WRITTEN REQUEST: Extract every line below, verbatim.

RECORDED INFORMATION:
START

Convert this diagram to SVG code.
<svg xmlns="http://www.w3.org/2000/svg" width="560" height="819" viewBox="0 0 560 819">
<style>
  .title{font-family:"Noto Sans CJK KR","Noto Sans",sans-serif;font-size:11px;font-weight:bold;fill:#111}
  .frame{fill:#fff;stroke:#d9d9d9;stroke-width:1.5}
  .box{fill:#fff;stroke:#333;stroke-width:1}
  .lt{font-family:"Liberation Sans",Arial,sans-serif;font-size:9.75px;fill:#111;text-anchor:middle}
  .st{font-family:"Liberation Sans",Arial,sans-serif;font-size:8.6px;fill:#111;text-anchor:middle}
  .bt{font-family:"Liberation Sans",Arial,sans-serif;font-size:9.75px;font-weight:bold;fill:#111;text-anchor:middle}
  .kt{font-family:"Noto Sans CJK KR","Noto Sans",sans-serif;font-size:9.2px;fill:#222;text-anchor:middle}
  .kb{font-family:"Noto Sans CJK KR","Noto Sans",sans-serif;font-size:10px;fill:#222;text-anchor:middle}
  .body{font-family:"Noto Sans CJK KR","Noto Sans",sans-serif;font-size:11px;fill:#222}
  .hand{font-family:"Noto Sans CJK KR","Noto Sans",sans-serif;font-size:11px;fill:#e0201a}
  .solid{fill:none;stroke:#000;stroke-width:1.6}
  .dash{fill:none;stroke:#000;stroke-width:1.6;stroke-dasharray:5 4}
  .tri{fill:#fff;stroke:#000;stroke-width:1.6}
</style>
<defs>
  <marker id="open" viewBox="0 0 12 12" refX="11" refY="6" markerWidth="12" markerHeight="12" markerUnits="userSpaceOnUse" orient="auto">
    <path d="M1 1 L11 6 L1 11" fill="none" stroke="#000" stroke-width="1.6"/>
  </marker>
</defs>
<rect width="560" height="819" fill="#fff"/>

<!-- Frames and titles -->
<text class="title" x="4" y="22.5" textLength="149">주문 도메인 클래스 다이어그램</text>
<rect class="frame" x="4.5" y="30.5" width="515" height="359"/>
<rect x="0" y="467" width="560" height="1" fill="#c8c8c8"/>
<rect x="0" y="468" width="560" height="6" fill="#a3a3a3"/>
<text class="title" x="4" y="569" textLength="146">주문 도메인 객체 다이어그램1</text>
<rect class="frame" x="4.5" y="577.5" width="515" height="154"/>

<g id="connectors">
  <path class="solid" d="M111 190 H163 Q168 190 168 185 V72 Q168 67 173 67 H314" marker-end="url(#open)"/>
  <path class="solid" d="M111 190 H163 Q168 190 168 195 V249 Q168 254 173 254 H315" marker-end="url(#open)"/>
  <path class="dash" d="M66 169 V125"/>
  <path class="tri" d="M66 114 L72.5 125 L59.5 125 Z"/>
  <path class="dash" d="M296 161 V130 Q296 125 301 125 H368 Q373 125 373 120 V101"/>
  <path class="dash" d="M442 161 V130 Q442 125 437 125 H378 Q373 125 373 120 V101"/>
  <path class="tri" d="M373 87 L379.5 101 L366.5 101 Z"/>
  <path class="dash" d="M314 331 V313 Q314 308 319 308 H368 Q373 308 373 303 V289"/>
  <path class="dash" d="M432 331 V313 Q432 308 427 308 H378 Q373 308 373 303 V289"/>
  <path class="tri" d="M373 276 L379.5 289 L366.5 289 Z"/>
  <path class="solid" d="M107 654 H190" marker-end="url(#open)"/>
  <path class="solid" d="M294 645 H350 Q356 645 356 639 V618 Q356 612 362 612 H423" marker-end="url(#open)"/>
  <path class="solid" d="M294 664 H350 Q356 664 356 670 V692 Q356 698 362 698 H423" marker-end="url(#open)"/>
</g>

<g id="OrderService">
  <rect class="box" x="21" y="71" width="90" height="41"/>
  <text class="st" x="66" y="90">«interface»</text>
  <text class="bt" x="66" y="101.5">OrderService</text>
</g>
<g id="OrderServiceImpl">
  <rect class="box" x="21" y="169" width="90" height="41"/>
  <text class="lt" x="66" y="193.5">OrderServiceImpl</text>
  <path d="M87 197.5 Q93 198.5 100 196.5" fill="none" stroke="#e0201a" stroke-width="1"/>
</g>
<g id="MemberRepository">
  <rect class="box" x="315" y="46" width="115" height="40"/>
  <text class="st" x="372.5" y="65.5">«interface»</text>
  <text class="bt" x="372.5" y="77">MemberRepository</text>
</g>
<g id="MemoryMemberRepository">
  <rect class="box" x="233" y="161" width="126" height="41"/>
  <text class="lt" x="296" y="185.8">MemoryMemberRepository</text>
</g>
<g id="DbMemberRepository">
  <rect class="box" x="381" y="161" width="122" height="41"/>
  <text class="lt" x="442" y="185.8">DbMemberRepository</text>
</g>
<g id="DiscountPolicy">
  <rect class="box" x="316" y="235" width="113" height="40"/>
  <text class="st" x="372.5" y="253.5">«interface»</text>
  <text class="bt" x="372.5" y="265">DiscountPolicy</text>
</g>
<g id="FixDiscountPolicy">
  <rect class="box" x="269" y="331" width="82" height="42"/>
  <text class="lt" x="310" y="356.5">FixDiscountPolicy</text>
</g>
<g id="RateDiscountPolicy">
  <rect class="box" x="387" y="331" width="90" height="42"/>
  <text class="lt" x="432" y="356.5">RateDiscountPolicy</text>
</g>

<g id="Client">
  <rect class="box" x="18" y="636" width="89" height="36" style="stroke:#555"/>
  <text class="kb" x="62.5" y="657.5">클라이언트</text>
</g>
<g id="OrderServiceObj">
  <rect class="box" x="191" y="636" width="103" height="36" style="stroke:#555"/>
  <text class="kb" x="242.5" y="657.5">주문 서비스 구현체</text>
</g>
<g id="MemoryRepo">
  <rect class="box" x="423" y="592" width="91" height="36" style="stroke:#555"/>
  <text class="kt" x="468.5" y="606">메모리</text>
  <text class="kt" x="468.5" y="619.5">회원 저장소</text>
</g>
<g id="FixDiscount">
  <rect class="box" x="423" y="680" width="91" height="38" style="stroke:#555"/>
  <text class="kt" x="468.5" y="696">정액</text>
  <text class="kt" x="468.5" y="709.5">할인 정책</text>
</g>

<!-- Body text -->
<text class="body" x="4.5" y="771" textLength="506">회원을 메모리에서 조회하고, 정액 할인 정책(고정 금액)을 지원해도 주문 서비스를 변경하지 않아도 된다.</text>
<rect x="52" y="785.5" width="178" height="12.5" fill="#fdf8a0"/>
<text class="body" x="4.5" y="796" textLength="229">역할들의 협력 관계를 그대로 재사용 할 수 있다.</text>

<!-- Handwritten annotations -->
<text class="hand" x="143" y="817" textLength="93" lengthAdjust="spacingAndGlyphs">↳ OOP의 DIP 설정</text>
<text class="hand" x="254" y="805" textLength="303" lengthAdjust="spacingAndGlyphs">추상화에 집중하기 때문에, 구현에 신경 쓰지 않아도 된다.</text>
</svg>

END

THE RESULT:
Convert this diagram to SVG code.
<svg xmlns="http://www.w3.org/2000/svg" width="560" height="819" viewBox="0 0 560 819">
<style>
  .title{font-family:"Noto Sans CJK KR","Noto Sans",sans-serif;font-size:11px;font-weight:bold;fill:#111}
  .frame{fill:#fff;stroke:#d9d9d9;stroke-width:1.5}
  .box{fill:#fff;stroke:#333;stroke-width:1}
  .lt{font-family:"Liberation Sans",Arial,sans-serif;font-size:9.75px;fill:#111;text-anchor:middle}
  .st{font-family:"Liberation Sans",Arial,sans-serif;font-size:8.6px;fill:#111;text-anchor:middle}
  .bt{font-family:"Liberation Sans",Arial,sans-serif;font-size:9.75px;font-weight:bold;fill:#111;text-anchor:middle}
  .kt{font-family:"Noto Sans CJK KR","Noto Sans",sans-serif;font-size:9.2px;fill:#222;text-anchor:middle}
  .kb{font-family:"Noto Sans CJK KR","Noto Sans",sans-serif;font-size:10px;fill:#222;text-anchor:middle}
  .body{font-family:"Noto Sans CJK KR","Noto Sans",sans-serif;font-size:11px;fill:#222}
  .hand{font-family:"Noto Sans CJK KR","Noto Sans",sans-serif;font-size:11px;fill:#e0201a}
  .solid{fill:none;stroke:#000;stroke-width:1.6}
  .dash{fill:none;stroke:#000;stroke-width:1.6;stroke-dasharray:5 4}
  .tri{fill:#fff;stroke:#000;stroke-width:1.6}
</style>
<defs>
  <marker id="open" viewBox="0 0 12 12" refX="11" refY="6" markerWidth="12" markerHeight="12" markerUnits="userSpaceOnUse" orient="auto">
    <path d="M1 1 L11 6 L1 11" fill="none" stroke="#000" stroke-width="1.6"/>
  </marker>
</defs>
<rect width="560" height="819" fill="#fff"/>

<!-- Frames and titles -->
<text class="title" x="4" y="22.5" textLength="149">주문 도메인 클래스 다이어그램</text>
<rect class="frame" x="4.5" y="30.5" width="515" height="359"/>
<rect x="0" y="467" width="560" height="1" fill="#c8c8c8"/>
<rect x="0" y="468" width="560" height="6" fill="#a3a3a3"/>
<text class="title" x="4" y="569" textLength="146">주문 도메인 객체 다이어그램1</text>
<rect class="frame" x="4.5" y="577.5" width="515" height="154"/>

<g id="connectors">
  <path class="solid" d="M111 190 H163 Q168 190 168 185 V72 Q168 67 173 67 H314" marker-end="url(#open)"/>
  <path class="solid" d="M111 190 H163 Q168 190 168 195 V249 Q168 254 173 254 H315" marker-end="url(#open)"/>
  <path class="dash" d="M66 169 V125"/>
  <path class="tri" d="M66 114 L72.5 125 L59.5 125 Z"/>
  <path class="dash" d="M296 161 V130 Q296 125 301 125 H368 Q373 125 373 120 V101"/>
  <path class="dash" d="M442 161 V130 Q442 125 437 125 H378 Q373 125 373 120 V101"/>
  <path class="tri" d="M373 87 L379.5 101 L366.5 101 Z"/>
  <path class="dash" d="M314 331 V313 Q314 308 319 308 H368 Q373 308 373 303 V289"/>
  <path class="dash" d="M432 331 V313 Q432 308 427 308 H378 Q373 308 373 303 V289"/>
  <path class="tri" d="M373 276 L379.5 289 L366.5 289 Z"/>
  <path class="solid" d="M107 654 H190" marker-end="url(#open)"/>
  <path class="solid" d="M294 645 H350 Q356 645 356 639 V618 Q356 612 362 612 H423" marker-end="url(#open)"/>
  <path class="solid" d="M294 664 H350 Q356 664 356 670 V692 Q356 698 362 698 H423" marker-end="url(#open)"/>
</g>

<g id="OrderService">
  <rect class="box" x="21" y="71" width="90" height="41"/>
  <text class="st" x="66" y="90">«interface»</text>
  <text class="bt" x="66" y="101.5">OrderService</text>
</g>
<g id="OrderServiceImpl">
  <rect class="box" x="21" y="169" width="90" height="41"/>
  <text class="lt" x="66" y="193.5">OrderServiceImpl</text>
  <path d="M87 197.5 Q93 198.5 100 196.5" fill="none" stroke="#e0201a" stroke-width="1"/>
</g>
<g id="MemberRepository">
  <rect class="box" x="315" y="46" width="115" height="40"/>
  <text class="st" x="372.5" y="65.5">«interface»</text>
  <text class="bt" x="372.5" y="77">MemberRepository</text>
</g>
<g id="MemoryMemberRepository">
  <rect class="box" x="233" y="161" width="126" height="41"/>
  <text class="lt" x="296" y="185.8">MemoryMemberRepository</text>
</g>
<g id="DbMemberRepository">
  <rect class="box" x="381" y="161" width="122" height="41"/>
  <text class="lt" x="442" y="185.8">DbMemberRepository</text>
</g>
<g id="DiscountPolicy">
  <rect class="box" x="316" y="235" width="113" height="40"/>
  <text class="st" x="372.5" y="253.5">«interface»</text>
  <text class="bt" x="372.5" y="265">DiscountPolicy</text>
</g>
<g id="FixDiscountPolicy">
  <rect class="box" x="269" y="331" width="82" height="42"/>
  <text class="lt" x="310" y="356.5">FixDiscountPolicy</text>
</g>
<g id="RateDiscountPolicy">
  <rect class="box" x="387" y="331" width="90" height="42"/>
  <text class="lt" x="432" y="356.5">RateDiscountPolicy</text>
</g>

<g id="Client">
  <rect class="box" x="18" y="636" width="89" height="36" style="stroke:#555"/>
  <text class="kb" x="62.5" y="657.5">클라이언트</text>
</g>
<g id="OrderServiceObj">
  <rect class="box" x="191" y="636" width="103" height="36" style="stroke:#555"/>
  <text class="kb" x="242.5" y="657.5">주문 서비스 구현체</text>
</g>
<g id="MemoryRepo">
  <rect class="box" x="423" y="592" width="91" height="36" style="stroke:#555"/>
  <text class="kt" x="468.5" y="606">메모리</text>
  <text class="kt" x="468.5" y="619.5">회원 저장소</text>
</g>
<g id="FixDiscount">
  <rect class="box" x="423" y="680" width="91" height="38" style="stroke:#555"/>
  <text class="kt" x="468.5" y="696">정액</text>
  <text class="kt" x="468.5" y="709.5">할인 정책</text>
</g>

<!-- Body text -->
<text class="body" x="4.5" y="771" textLength="506">회원을 메모리에서 조회하고, 정액 할인 정책(고정 금액)을 지원해도 주문 서비스를 변경하지 않아도 된다.</text>
<rect x="52" y="785.5" width="178" height="12.5" fill="#fdf8a0"/>
<text class="body" x="4.5" y="796" textLength="229">역할들의 협력 관계를 그대로 재사용 할 수 있다.</text>

<!-- Handwritten annotations -->
<text class="hand" x="143" y="817" textLength="93" lengthAdjust="spacingAndGlyphs">↳ OOP의 DIP 설정</text>
<text class="hand" x="254" y="805" textLength="303" lengthAdjust="spacingAndGlyphs">추상화에 집중하기 때문에, 구현에 신경 쓰지 않아도 된다.</text>
</svg>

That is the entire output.